### JOB
Find out how many lines of the material contain the string "this" and give only that figure.

▼

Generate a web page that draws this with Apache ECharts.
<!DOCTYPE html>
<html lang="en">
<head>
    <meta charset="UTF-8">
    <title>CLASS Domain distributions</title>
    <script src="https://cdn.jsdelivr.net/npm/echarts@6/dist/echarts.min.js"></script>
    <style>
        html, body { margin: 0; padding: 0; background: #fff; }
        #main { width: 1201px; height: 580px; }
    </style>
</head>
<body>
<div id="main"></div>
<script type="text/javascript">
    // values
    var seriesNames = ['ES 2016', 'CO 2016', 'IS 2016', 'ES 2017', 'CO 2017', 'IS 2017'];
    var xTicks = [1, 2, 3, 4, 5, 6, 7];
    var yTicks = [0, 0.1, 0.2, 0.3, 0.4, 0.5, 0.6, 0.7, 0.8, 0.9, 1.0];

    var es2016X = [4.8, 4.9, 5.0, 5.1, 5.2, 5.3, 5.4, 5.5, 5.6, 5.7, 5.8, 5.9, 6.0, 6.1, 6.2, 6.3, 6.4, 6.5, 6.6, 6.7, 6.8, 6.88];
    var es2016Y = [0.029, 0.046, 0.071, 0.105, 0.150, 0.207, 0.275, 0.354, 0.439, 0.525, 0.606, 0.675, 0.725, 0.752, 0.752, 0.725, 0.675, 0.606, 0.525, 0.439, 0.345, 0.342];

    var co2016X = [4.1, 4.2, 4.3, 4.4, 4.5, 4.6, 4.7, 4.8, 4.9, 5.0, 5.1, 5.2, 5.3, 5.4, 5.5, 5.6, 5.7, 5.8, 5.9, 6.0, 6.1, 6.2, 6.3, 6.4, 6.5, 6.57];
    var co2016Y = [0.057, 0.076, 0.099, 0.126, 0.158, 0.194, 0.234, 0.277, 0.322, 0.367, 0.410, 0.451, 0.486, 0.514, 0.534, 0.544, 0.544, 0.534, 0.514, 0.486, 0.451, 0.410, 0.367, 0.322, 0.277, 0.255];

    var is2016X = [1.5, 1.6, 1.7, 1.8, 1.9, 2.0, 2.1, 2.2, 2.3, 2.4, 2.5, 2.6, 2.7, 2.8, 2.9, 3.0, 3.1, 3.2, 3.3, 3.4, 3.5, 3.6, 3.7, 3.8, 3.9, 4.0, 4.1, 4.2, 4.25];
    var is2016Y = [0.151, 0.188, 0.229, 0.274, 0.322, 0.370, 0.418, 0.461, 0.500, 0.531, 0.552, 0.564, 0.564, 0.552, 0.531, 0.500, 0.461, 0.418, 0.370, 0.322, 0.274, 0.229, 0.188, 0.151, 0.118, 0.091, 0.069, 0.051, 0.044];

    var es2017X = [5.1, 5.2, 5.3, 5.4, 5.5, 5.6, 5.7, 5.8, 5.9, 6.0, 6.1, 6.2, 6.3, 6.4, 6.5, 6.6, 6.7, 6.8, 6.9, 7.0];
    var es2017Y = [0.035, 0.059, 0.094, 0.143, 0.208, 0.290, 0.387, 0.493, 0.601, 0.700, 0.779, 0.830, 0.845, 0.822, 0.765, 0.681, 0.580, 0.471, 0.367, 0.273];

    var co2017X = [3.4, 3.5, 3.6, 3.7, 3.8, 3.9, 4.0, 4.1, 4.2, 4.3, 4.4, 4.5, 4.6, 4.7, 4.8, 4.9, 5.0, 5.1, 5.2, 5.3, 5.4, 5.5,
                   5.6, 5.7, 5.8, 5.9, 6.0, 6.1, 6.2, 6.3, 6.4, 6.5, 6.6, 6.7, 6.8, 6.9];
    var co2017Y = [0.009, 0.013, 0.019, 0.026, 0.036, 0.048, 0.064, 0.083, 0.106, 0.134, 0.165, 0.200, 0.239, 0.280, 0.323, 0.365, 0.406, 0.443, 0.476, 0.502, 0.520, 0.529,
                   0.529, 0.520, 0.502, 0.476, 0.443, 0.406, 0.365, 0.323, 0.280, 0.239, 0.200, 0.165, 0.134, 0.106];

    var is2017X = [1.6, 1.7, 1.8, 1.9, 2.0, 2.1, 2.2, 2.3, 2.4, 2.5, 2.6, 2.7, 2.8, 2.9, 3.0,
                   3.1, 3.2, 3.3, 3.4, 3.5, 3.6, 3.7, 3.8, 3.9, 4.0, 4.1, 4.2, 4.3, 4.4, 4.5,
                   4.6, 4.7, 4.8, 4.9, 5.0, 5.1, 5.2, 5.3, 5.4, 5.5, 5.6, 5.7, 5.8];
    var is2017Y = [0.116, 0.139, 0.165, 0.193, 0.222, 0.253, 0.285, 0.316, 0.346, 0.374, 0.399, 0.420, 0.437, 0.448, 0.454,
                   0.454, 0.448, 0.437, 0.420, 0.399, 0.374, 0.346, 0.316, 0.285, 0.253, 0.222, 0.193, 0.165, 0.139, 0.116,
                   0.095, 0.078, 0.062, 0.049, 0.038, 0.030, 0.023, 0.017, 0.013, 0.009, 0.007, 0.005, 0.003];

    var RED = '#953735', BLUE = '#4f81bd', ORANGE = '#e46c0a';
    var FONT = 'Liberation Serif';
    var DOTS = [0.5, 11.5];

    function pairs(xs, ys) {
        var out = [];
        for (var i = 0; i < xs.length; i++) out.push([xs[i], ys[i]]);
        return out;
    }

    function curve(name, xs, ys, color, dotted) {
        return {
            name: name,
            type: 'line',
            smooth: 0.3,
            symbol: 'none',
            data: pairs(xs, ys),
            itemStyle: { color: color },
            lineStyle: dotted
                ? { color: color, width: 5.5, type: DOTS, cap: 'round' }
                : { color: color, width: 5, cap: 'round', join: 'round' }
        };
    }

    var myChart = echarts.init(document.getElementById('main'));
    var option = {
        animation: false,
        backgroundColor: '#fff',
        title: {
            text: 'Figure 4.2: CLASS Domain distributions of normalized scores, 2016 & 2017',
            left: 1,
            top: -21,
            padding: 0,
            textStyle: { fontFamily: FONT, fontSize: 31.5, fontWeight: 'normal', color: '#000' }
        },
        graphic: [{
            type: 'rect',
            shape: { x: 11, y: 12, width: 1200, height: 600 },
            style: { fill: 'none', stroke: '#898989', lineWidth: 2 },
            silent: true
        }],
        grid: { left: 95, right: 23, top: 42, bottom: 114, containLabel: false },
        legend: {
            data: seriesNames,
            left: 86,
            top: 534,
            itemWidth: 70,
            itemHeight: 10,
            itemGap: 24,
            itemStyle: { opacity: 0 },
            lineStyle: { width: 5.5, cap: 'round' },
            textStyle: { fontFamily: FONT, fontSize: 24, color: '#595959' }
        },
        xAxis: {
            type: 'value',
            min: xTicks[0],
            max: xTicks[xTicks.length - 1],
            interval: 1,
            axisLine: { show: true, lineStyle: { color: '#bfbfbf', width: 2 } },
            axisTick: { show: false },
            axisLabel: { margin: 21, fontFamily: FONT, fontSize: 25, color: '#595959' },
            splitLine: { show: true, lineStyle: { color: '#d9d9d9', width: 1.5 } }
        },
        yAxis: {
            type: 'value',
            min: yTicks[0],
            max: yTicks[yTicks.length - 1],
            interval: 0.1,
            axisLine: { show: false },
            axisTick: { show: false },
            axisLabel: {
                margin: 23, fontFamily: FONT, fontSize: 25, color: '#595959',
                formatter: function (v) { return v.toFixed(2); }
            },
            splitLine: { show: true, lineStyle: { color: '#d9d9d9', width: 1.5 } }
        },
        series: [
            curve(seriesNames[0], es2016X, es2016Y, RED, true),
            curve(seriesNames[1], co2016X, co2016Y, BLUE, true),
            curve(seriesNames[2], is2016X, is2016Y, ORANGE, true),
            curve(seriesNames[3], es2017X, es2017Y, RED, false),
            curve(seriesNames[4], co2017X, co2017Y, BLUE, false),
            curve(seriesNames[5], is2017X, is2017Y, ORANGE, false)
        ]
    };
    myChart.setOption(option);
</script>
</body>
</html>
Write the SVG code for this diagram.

▲

### CORRECT OUTPUT
2